I was torn on whether or not to review this album. From the first listen I knew that it was something awesome and unique that alternative audiences will love, but I didn’t know if I could do it justice. I must admit that I have not listened to alternative music since the 90s. Once I heard punk, there was no going back.
Anyway, I thought that not reviewing this album would be a disservice to both the band and my readers who wouldn’t hear these guys any other way. Late Bloomer’s self-titled debut album is an alternative, experimental, rock record that has no constraints. Through the distortion and the great bass lines and the super unique layered vocals, the main element that grabs the listener is their attitude. These guys are playing and recording these songs because they love it, they would be doing the same thing even if no one listened. But, because these songs are damned good, there will be plenty of people listening.
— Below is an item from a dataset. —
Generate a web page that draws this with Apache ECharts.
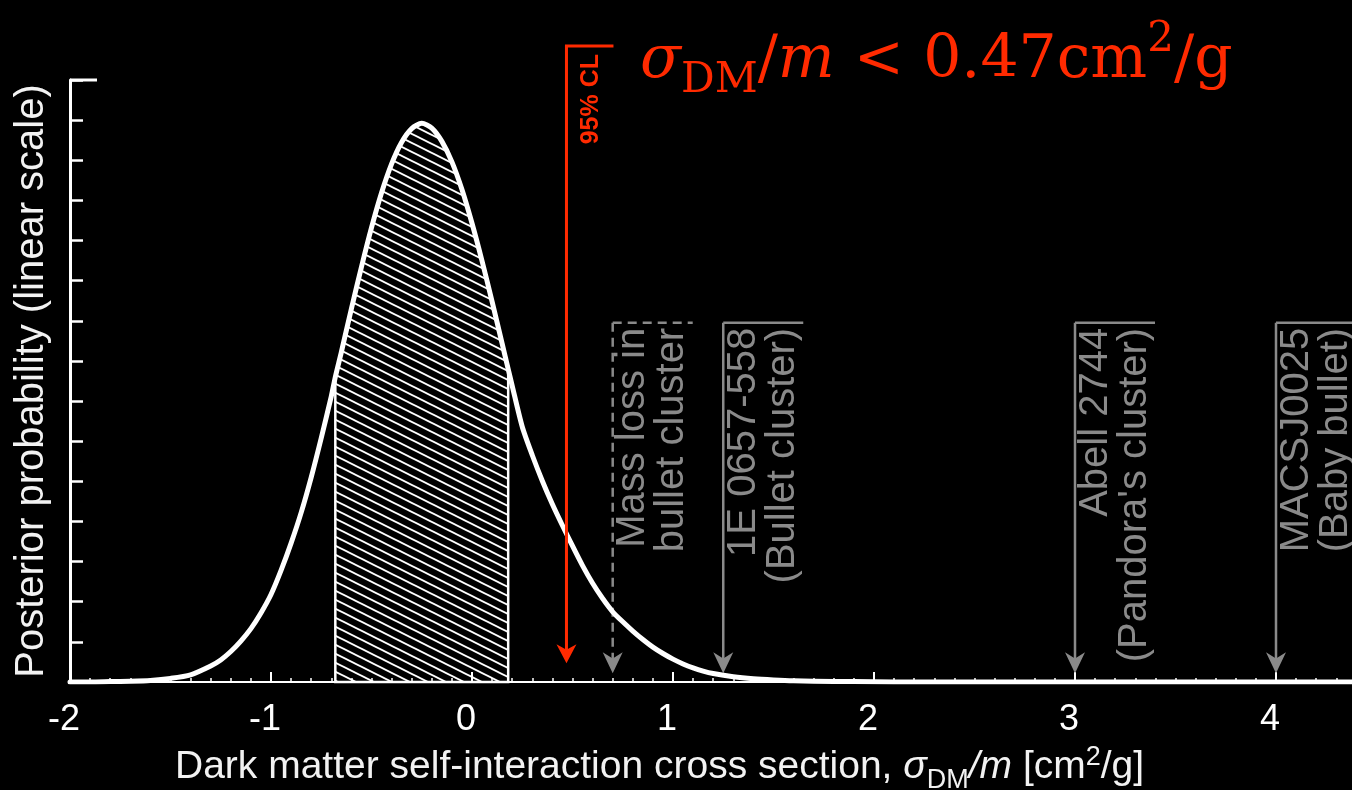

Each of the three band members writes and sings allowing for a varying sound on each track, yet the whole album fits together perfectly. On this album the band allows itself the freedom to go from the slight absurd to the touching. The first track, Reality, kicks off the album and grabs everyone’s attention. Precious Moments is one of the slightly absurd tracks, that has killer bass lines. When picking out a favorite track I cannot decided between White Lines and Wherever. White Lines is catchy upbeat and a bit twangy while Wherever begins slow and evolves as the track progresses.
Late Bloomer’s sound fits well with the 80s and 90s bands that gave birth to grunge. Those bands that were experimental and gritty – The Meat Puppets, Dinosaur Jr., The Melvins, The Butthole Surfers – the bands who are grouped together not because their sounds are similar, but because their attitude towards music was cohesive.